• _RECORD SET_
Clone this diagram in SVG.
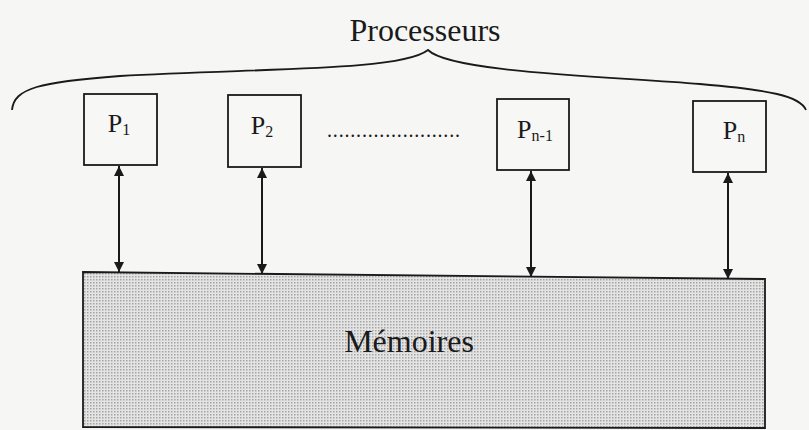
<svg xmlns="http://www.w3.org/2000/svg" width="809" height="430" viewBox="0 0 809 430">
  <style>
    .box { fill: #f7f7f5; stroke: #1a1a1a; stroke-width: 1.8; }
    .lbl { font-family: "Liberation Serif", "Times New Roman", serif; fill: #1a1a1a; }
    .plbl { font-size: 26px; text-anchor: middle; }
    .sub { font-size: 16px; }
    .link { stroke: #1a1a1a; stroke-width: 2; fill: none; marker-start: url(#head); marker-end: url(#head); }
  </style>
  <defs>
    <marker id="head" viewBox="0 0 10 10" refX="10" refY="5" markerWidth="10" markerHeight="10" markerUnits="userSpaceOnUse" orient="auto-start-reverse">
      <path d="M0,0 L10,5 L0,10 Z" fill="#1a1a1a"/>
    </marker>
    <pattern id="halftone" width="3" height="3" patternUnits="userSpaceOnUse">
      <rect width="3" height="3" fill="#e4e4e4"/>
      <rect x="0" y="0" width="1.5" height="1.5" fill="#a4a4a4"/>
    </pattern>
  </defs>

  <rect width="809" height="430" fill="#f6f6f4"/>

  <!-- brace grouping the processors -->
  <g id="processeurs">
    <path d="M12,110 C14,88 40,82 120,76 C250,68 400,72 428,50 C450,72 600,76 700,84 C770,90 800,96 806,110" fill="none" stroke="#1a1a1a" stroke-width="1.8"/>
    <text class="lbl" x="425" y="41" font-size="32" text-anchor="middle">Processeurs</text>
  </g>

  <g id="p1">
    <rect class="box" x="84" y="94" width="73" height="71"/>
    <text class="lbl plbl" x="119" y="132">P<tspan class="sub" dy="3">1</tspan></text>
  </g>
  <g id="p2">
    <rect class="box" x="228" y="95" width="73" height="72"/>
    <text class="lbl plbl" x="262" y="134">P<tspan class="sub" dy="3">2</tspan></text>
  </g>
  <g id="dots">
    <text class="lbl" x="327" y="137" font-size="20" textLength="133">.......................</text>
  </g>
  <g id="pn1">
    <rect class="box" x="497" y="99" width="72" height="71"/>
    <text class="lbl plbl" x="535" y="138">P<tspan class="sub" dy="3">n-1</tspan></text>
  </g>
  <g id="pn">
    <rect class="box" x="693" y="101" width="73" height="71"/>
    <text class="lbl plbl" x="734" y="139">P<tspan class="sub" dy="3">n</tspan></text>
  </g>

  <g id="memoires">
    <polygon points="83,272 765,279 765,428 83,427" fill="url(#halftone)" stroke="#1a1a1a" stroke-width="1.8"/>
    <text class="lbl" x="409" y="352" font-size="32" text-anchor="middle">Mémoires</text>
  </g>

  <g id="connectors">
    <line class="link" x1="119" y1="166" x2="119" y2="272"/>
    <line class="link" x1="262" y1="168" x2="262" y2="274"/>
    <line class="link" x1="531" y1="171" x2="531" y2="277"/>
    <line class="link" x1="728" y1="173" x2="728" y2="279"/>
  </g>
</svg>
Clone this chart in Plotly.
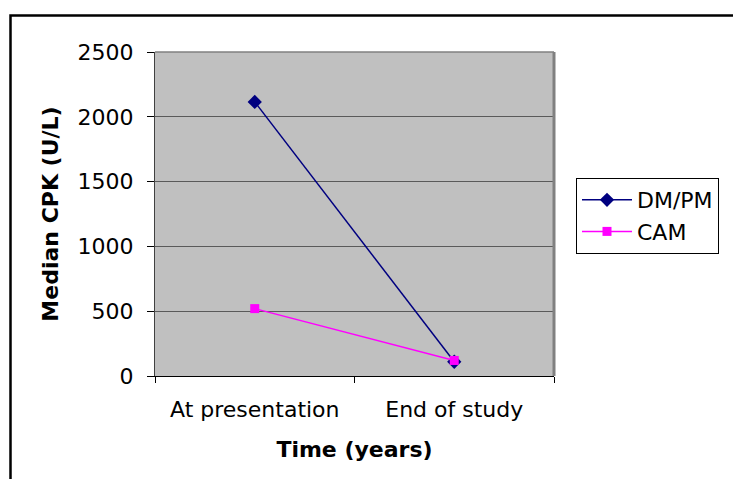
import plotly.graph_objects as go

categories = ["At presentation", "End of study"]
dmpm_values = [2115, 110]
cam_values = [520, 120]
y_ticks = [0, 500, 1000, 1500, 2000, 2500]

W, H = 733, 479
L, R, T, B = 155, 554, 52, 376
pw, ph = R - L, B - T

def px_x(x):
    return (x - L) / pw

def px_y(y):
    return (B - y) / ph

FONT = "DejaVu Sans"
FS = 22

fig = go.Figure()
fig.add_trace(go.Scatter(
    x=categories, y=dmpm_values, name="DM/PM", mode="lines+markers",
    line=dict(color="#000080", width=1.5),
    marker=dict(symbol="diamond", size=11, color="#000080"),
))
fig.add_trace(go.Scatter(
    x=categories, y=cam_values, name="CAM", mode="lines+markers",
    line=dict(color="#FF00FF", width=1.5),
    marker=dict(symbol="square", size=9, color="#FF00FF"),
))

fig.update_layout(
    width=W, height=H,
    margin=dict(l=L, r=W - R, t=T, b=H - B, autoexpand=False),
    paper_bgcolor="white",
    plot_bgcolor="#C0C0C0",
    font=dict(family=FONT, size=FS, color="black"),
    showlegend=True,
    legend=dict(
        x=px_x(576), y=px_y(178), xanchor="left", yanchor="top",
        bgcolor="white", bordercolor="black", borderwidth=1,
        font=dict(family=FONT, size=FS, color="black"),
        tracegroupgap=0, itemwidth=50,
    ),
    xaxis=dict(
        type="category", range=[-0.5, 1.5],
        tickson="boundaries", ticks="outside", ticklen=6, tickcolor="black",
        showline=True, linecolor="black", linewidth=1,
        showgrid=False, zeroline=False,
        ticklabelstandoff=14,
        title=dict(text="<b>Time (years)</b>", standoff=20,
                   font=dict(family=FONT, size=FS)),
        fixedrange=True,
    ),
    yaxis=dict(
        range=[0, 2500], tickvals=y_ticks, ticktext=[str(v) for v in y_ticks],
        ticks="outside", ticklen=7, tickcolor="black",
        showline=True, linecolor="#404040", linewidth=1,
        showgrid=True, gridcolor="#5A5A5A", gridwidth=1,
        zeroline=False, ticklabelstandoff=9,
        title=dict(text="<b>Median CPK (U/L)</b>", standoff=12,
                   font=dict(family=FONT, size=FS)),
        fixedrange=True,
    ),
    shapes=[
        dict(type="line", xref="paper", yref="paper", x0=0, x1=1, y0=1, y1=1,
             line=dict(color="#808080", width=1.5), layer="above"),
        dict(type="line", xref="paper", yref="paper", x0=1, x1=1, y0=0, y1=1,
             line=dict(color="#808080", width=3), layer="above"),
        dict(type="rect", xref="paper", yref="paper",
             x0=px_x(10.5), x1=px_x(745), y0=px_y(15.5), y1=px_y(495),
             line=dict(color="black", width=2.5), layer="above"),
    ],
)

fig.write_html("out.html")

• _WORK TO DO_
Send back the data above word for word, with the pictures left out.

• _SOLUTION BELOW_
Clone this diagram in SVG.
<svg xmlns="http://www.w3.org/2000/svg" width="809" height="430" viewBox="0 0 809 430">
  <style>
    .box { fill: #f7f7f5; stroke: #1a1a1a; stroke-width: 1.8; }
    .lbl { font-family: "Liberation Serif", "Times New Roman", serif; fill: #1a1a1a; }
    .plbl { font-size: 26px; text-anchor: middle; }
    .sub { font-size: 16px; }
    .link { stroke: #1a1a1a; stroke-width: 2; fill: none; marker-start: url(#head); marker-end: url(#head); }
  </style>
  <defs>
    <marker id="head" viewBox="0 0 10 10" refX="10" refY="5" markerWidth="10" markerHeight="10" markerUnits="userSpaceOnUse" orient="auto-start-reverse">
      <path d="M0,0 L10,5 L0,10 Z" fill="#1a1a1a"/>
    </marker>
    <pattern id="halftone" width="3" height="3" patternUnits="userSpaceOnUse">
      <rect width="3" height="3" fill="#e4e4e4"/>
      <rect x="0" y="0" width="1.5" height="1.5" fill="#a4a4a4"/>
    </pattern>
  </defs>

  <rect width="809" height="430" fill="#f6f6f4"/>

  <!-- brace grouping the processors -->
  <g id="processeurs">
    <path d="M12,110 C14,88 40,82 120,76 C250,68 400,72 428,50 C450,72 600,76 700,84 C770,90 800,96 806,110" fill="none" stroke="#1a1a1a" stroke-width="1.8"/>
    <text class="lbl" x="425" y="41" font-size="32" text-anchor="middle">Processeurs</text>
  </g>

  <g id="p1">
    <rect class="box" x="84" y="94" width="73" height="71"/>
    <text class="lbl plbl" x="119" y="132">P<tspan class="sub" dy="3">1</tspan></text>
  </g>
  <g id="p2">
    <rect class="box" x="228" y="95" width="73" height="72"/>
    <text class="lbl plbl" x="262" y="134">P<tspan class="sub" dy="3">2</tspan></text>
  </g>
  <g id="dots">
    <text class="lbl" x="327" y="137" font-size="20" textLength="133">.......................</text>
  </g>
  <g id="pn1">
    <rect class="box" x="497" y="99" width="72" height="71"/>
    <text class="lbl plbl" x="535" y="138">P<tspan class="sub" dy="3">n-1</tspan></text>
  </g>
  <g id="pn">
    <rect class="box" x="693" y="101" width="73" height="71"/>
    <text class="lbl plbl" x="734" y="139">P<tspan class="sub" dy="3">n</tspan></text>
  </g>

  <g id="memoires">
    <polygon points="83,272 765,279 765,428 83,427" fill="url(#halftone)" stroke="#1a1a1a" stroke-width="1.8"/>
    <text class="lbl" x="409" y="352" font-size="32" text-anchor="middle">Mémoires</text>
  </g>

  <g id="connectors">
    <line class="link" x1="119" y1="166" x2="119" y2="272"/>
    <line class="link" x1="262" y1="168" x2="262" y2="274"/>
    <line class="link" x1="531" y1="171" x2="531" y2="277"/>
    <line class="link" x1="728" y1="173" x2="728" y2="279"/>
  </g>
</svg>
Clone this chart in Plotly.
import plotly.graph_objects as go

categories = ["At presentation", "End of study"]
dmpm_values = [2115, 110]
cam_values = [520, 120]
y_ticks = [0, 500, 1000, 1500, 2000, 2500]

W, H = 733, 479
L, R, T, B = 155, 554, 52, 376
pw, ph = R - L, B - T

def px_x(x):
    return (x - L) / pw

def px_y(y):
    return (B - y) / ph

FONT = "DejaVu Sans"
FS = 22

fig = go.Figure()
fig.add_trace(go.Scatter(
    x=categories, y=dmpm_values, name="DM/PM", mode="lines+markers",
    line=dict(color="#000080", width=1.5),
    marker=dict(symbol="diamond", size=11, color="#000080"),
))
fig.add_trace(go.Scatter(
    x=categories, y=cam_values, name="CAM", mode="lines+markers",
    line=dict(color="#FF00FF", width=1.5),
    marker=dict(symbol="square", size=9, color="#FF00FF"),
))

fig.update_layout(
    width=W, height=H,
    margin=dict(l=L, r=W - R, t=T, b=H - B, autoexpand=False),
    paper_bgcolor="white",
    plot_bgcolor="#C0C0C0",
    font=dict(family=FONT, size=FS, color="black"),
    showlegend=True,
    legend=dict(
        x=px_x(576), y=px_y(178), xanchor="left", yanchor="top",
        bgcolor="white", bordercolor="black", borderwidth=1,
        font=dict(family=FONT, size=FS, color="black"),
        tracegroupgap=0, itemwidth=50,
    ),
    xaxis=dict(
        type="category", range=[-0.5, 1.5],
        tickson="boundaries", ticks="outside", ticklen=6, tickcolor="black",
        showline=True, linecolor="black", linewidth=1,
        showgrid=False, zeroline=False,
        ticklabelstandoff=14,
        title=dict(text="<b>Time (years)</b>", standoff=20,
                   font=dict(family=FONT, size=FS)),
        fixedrange=True,
    ),
    yaxis=dict(
        range=[0, 2500], tickvals=y_ticks, ticktext=[str(v) for v in y_ticks],
        ticks="outside", ticklen=7, tickcolor="black",
        showline=True, linecolor="#404040", linewidth=1,
        showgrid=True, gridcolor="#5A5A5A", gridwidth=1,
        zeroline=False, ticklabelstandoff=9,
        title=dict(text="<b>Median CPK (U/L)</b>", standoff=12,
                   font=dict(family=FONT, size=FS)),
        fixedrange=True,
    ),
    shapes=[
        dict(type="line", xref="paper", yref="paper", x0=0, x1=1, y0=1, y1=1,
             line=dict(color="#808080", width=1.5), layer="above"),
        dict(type="line", xref="paper", yref="paper", x0=1, x1=1, y0=0, y1=1,
             line=dict(color="#808080", width=3), layer="above"),
        dict(type="rect", xref="paper", yref="paper",
             x0=px_x(10.5), x1=px_x(745), y0=px_y(15.5), y1=px_y(495),
             line=dict(color="black", width=2.5), layer="above"),
    ],
)

fig.write_html("out.html")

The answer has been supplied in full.